Hillary Clinton, meanwhile, has charged the Trump campaign of being racist. Citing an alleged endorsement of Trump by former Louisiana House of Representatives member, David Duke, Clinton conveniently ignores her close relationship with former Klan boss Robert Byrd and obvious pandering to black voters by claiming she carries hot sauce in her purse. The brown-nosing and condescension should reveal to anyone paying attention who the actual racist is.

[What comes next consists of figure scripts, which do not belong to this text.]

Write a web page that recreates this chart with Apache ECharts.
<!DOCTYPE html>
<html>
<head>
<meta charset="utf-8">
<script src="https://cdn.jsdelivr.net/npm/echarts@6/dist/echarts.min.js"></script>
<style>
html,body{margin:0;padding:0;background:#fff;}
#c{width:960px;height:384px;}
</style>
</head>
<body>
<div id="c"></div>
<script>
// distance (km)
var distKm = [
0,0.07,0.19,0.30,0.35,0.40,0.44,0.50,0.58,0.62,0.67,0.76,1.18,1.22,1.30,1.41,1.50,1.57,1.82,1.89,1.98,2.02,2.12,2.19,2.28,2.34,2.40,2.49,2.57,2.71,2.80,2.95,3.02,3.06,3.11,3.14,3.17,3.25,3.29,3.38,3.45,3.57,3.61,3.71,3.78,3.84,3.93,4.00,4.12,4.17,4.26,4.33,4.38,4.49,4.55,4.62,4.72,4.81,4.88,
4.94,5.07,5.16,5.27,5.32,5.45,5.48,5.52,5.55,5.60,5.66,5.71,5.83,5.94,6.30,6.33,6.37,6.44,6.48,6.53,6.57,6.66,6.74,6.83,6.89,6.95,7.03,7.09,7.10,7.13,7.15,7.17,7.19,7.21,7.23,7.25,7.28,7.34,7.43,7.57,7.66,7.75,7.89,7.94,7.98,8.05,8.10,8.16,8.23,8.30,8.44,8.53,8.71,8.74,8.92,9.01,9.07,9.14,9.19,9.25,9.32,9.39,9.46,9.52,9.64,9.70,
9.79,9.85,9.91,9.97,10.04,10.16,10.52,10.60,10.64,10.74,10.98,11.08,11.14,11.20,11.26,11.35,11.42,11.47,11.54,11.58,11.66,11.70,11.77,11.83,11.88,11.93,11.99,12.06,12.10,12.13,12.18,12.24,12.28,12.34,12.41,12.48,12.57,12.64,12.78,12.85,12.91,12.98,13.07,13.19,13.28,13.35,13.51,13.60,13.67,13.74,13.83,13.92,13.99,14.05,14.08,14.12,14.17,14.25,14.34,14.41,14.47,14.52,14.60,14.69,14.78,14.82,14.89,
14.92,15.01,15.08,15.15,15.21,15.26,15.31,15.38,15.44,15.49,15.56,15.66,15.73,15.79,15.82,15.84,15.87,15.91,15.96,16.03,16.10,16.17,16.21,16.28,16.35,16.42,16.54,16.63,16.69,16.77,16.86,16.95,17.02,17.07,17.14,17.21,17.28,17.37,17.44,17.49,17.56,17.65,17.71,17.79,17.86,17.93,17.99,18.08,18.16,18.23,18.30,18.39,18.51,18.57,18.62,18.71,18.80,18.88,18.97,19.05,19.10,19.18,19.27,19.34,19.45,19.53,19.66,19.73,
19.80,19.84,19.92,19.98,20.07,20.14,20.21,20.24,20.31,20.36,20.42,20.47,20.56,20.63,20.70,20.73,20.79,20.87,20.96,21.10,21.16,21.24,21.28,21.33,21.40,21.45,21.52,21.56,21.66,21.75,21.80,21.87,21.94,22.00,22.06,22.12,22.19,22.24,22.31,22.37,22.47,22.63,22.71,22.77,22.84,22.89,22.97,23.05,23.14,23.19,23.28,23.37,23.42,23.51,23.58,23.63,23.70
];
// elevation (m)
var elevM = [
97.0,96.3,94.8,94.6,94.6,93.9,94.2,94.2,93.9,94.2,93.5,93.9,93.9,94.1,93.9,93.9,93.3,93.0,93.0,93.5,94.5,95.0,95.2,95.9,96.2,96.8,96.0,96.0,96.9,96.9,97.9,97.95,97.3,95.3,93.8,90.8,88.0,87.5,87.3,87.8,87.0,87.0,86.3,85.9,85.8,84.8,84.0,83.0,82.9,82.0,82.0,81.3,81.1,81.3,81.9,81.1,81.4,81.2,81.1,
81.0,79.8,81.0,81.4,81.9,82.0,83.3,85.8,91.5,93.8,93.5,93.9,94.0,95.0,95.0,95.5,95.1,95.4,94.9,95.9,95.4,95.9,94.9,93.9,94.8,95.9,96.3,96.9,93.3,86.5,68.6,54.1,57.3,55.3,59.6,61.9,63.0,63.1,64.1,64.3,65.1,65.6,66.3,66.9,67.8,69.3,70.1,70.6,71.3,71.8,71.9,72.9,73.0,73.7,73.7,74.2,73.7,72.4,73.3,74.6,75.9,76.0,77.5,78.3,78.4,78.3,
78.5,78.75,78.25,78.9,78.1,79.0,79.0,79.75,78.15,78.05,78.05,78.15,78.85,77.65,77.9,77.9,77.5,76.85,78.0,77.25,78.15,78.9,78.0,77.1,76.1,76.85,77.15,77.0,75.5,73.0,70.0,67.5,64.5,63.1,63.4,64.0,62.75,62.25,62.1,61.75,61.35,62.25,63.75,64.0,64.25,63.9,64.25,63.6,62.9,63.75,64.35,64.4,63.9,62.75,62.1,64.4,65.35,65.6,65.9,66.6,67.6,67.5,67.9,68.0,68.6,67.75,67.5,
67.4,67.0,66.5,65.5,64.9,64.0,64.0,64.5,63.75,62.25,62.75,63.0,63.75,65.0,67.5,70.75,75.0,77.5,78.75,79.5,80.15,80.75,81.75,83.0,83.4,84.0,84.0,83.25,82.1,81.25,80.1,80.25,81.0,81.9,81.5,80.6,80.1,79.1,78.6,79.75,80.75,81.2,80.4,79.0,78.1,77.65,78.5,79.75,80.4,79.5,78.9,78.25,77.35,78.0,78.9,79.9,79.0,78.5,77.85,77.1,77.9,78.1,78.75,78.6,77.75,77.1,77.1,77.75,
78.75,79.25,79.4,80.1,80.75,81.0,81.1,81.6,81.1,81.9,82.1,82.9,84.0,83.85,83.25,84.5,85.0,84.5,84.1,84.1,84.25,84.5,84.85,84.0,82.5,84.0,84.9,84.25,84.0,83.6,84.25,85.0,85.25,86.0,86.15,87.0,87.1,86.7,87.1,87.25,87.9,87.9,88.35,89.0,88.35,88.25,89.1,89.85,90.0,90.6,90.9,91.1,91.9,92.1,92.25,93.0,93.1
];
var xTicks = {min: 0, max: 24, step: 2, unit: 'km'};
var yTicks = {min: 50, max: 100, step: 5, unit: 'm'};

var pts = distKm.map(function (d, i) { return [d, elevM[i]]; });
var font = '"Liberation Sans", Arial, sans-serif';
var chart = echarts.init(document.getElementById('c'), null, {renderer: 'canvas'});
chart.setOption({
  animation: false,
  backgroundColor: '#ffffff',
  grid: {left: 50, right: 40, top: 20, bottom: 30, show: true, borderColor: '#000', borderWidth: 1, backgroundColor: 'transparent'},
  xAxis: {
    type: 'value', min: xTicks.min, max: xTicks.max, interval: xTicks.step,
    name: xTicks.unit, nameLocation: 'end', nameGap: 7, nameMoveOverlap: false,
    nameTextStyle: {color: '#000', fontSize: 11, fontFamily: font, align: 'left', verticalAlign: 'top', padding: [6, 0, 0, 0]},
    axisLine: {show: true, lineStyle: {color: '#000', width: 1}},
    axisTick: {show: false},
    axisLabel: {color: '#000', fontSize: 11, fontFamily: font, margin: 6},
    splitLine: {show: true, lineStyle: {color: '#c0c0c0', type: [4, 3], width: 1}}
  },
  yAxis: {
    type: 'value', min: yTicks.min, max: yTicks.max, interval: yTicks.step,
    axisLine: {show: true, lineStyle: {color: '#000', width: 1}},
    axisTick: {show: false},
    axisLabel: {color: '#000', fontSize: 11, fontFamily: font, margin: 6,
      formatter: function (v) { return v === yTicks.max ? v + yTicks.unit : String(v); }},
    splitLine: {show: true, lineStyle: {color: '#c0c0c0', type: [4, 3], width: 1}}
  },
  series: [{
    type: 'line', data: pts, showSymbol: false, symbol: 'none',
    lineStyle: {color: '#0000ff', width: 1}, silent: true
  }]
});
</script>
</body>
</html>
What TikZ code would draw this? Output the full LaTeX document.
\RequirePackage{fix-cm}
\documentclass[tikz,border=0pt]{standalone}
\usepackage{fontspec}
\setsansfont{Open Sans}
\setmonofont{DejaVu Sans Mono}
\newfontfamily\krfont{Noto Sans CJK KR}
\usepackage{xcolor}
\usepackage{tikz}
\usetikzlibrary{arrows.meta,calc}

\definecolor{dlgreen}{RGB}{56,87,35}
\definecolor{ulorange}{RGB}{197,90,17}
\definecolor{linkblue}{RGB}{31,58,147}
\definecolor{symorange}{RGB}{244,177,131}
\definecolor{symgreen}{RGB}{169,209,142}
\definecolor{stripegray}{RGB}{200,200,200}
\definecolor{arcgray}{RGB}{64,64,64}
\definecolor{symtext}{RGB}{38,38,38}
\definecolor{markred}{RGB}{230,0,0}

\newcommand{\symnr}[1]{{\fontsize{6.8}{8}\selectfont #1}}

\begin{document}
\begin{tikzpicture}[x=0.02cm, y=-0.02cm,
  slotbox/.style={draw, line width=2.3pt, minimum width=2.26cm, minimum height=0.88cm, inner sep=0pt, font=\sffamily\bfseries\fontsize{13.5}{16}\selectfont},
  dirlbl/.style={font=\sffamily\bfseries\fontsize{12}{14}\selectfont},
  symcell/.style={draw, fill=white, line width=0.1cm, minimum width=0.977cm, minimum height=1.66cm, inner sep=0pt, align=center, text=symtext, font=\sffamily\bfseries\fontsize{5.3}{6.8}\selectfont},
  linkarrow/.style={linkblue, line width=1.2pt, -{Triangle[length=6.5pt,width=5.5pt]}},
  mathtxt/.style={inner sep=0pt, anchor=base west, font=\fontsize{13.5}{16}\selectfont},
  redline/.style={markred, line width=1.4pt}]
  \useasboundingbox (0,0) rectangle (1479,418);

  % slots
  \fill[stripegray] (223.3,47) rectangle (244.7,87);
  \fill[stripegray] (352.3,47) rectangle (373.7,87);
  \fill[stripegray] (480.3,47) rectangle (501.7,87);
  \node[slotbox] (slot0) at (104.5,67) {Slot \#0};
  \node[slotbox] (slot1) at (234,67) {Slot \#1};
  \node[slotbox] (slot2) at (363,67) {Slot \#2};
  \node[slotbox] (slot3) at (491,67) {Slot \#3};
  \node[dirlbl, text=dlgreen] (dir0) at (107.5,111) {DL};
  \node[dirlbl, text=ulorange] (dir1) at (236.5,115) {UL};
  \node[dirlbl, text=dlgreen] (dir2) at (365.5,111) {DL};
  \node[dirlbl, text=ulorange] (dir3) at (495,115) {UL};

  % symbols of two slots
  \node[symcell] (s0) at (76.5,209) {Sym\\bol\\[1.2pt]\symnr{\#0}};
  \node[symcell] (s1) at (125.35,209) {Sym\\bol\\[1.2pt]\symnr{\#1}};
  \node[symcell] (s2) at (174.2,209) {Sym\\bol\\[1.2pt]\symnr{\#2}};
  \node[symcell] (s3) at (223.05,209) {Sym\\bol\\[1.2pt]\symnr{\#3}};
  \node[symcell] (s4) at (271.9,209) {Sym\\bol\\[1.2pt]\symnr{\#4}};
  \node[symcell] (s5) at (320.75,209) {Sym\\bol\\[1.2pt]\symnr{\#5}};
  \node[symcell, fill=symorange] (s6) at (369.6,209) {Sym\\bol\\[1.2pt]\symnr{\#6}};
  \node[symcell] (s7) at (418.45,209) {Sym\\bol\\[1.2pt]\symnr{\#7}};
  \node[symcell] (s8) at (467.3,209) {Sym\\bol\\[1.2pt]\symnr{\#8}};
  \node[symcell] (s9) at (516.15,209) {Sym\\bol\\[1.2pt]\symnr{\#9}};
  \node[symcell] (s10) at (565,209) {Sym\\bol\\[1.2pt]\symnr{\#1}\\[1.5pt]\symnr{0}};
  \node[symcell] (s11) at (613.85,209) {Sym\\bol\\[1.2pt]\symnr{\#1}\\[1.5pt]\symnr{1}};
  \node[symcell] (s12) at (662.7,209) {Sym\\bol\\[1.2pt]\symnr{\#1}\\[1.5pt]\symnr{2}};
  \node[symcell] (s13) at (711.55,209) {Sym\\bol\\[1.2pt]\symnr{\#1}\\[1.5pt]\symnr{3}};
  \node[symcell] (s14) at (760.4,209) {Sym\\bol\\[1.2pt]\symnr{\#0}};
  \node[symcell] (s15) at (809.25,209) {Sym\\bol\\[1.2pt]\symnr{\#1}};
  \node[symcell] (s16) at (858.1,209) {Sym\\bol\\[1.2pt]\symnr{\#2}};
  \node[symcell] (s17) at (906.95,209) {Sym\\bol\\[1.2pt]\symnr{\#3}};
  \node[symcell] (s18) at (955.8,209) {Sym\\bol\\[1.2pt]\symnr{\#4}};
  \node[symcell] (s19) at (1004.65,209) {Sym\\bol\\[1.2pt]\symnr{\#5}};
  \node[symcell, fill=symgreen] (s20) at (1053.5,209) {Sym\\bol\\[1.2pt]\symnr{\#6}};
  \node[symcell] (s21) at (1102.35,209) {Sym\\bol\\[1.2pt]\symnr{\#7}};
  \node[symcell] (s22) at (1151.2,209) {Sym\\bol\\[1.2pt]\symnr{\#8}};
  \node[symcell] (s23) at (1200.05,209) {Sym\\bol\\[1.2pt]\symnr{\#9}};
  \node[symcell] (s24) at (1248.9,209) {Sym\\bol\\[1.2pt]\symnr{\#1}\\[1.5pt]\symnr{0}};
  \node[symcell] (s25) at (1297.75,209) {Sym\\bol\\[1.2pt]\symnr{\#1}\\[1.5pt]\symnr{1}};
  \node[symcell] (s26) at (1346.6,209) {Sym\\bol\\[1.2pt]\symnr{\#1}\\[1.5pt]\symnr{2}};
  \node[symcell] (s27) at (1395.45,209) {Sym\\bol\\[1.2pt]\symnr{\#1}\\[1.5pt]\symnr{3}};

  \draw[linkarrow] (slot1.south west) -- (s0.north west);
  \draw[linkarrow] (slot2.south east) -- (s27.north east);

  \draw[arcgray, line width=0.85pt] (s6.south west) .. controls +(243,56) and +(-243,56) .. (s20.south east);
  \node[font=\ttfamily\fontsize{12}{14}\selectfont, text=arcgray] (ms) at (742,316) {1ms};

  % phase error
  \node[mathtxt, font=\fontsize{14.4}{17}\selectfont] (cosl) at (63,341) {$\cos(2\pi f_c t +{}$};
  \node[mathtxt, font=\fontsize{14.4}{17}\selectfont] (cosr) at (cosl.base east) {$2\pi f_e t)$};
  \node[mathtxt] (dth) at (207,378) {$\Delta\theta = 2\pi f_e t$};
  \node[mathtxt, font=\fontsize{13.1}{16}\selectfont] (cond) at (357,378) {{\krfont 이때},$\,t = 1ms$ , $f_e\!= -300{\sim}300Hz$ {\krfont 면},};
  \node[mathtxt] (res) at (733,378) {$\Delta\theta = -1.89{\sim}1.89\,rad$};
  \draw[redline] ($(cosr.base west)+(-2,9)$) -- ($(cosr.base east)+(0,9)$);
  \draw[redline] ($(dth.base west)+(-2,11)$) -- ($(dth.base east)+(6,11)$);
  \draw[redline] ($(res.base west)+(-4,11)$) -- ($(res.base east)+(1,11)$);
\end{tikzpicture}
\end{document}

Similarly, mainstream media outlets have indicated Trump has flip-flopped on his tough immigration stance, citing his recent Town Hall interview with Sean Hannity, where he stated it would be "hard" to deport families that have been in the country for decades and his desire to adhere to the will of the people as much as possible. Trump also stated the crux of his immigration policy would be the wall and enforcement of existing laws, along with a prioritization of deporting illegals with felonious records. Since the laws concerning illegal immigrants are already tough, albeit not enforced, it is hard to identify a clear policy reversal; however, it is a change in tactic for the Trump campaign from the hardline stance thus far. There is no telling where this will take the campaign, but it wouldn't be the first time Trump took advantage of hyperbole and ambiguity in order to gauge reaction.

The results of these speeches and interviews remains to be seen, and it is this author's hope that black America sees the wisdom in Trump's policies. Moreover, it is hoped Trump remains steadfast in his strict immigration policies. If we are to remain a nation of laws, said laws must be enforced. Either way, the choice remains internationalist Clinton or nationalist Trump.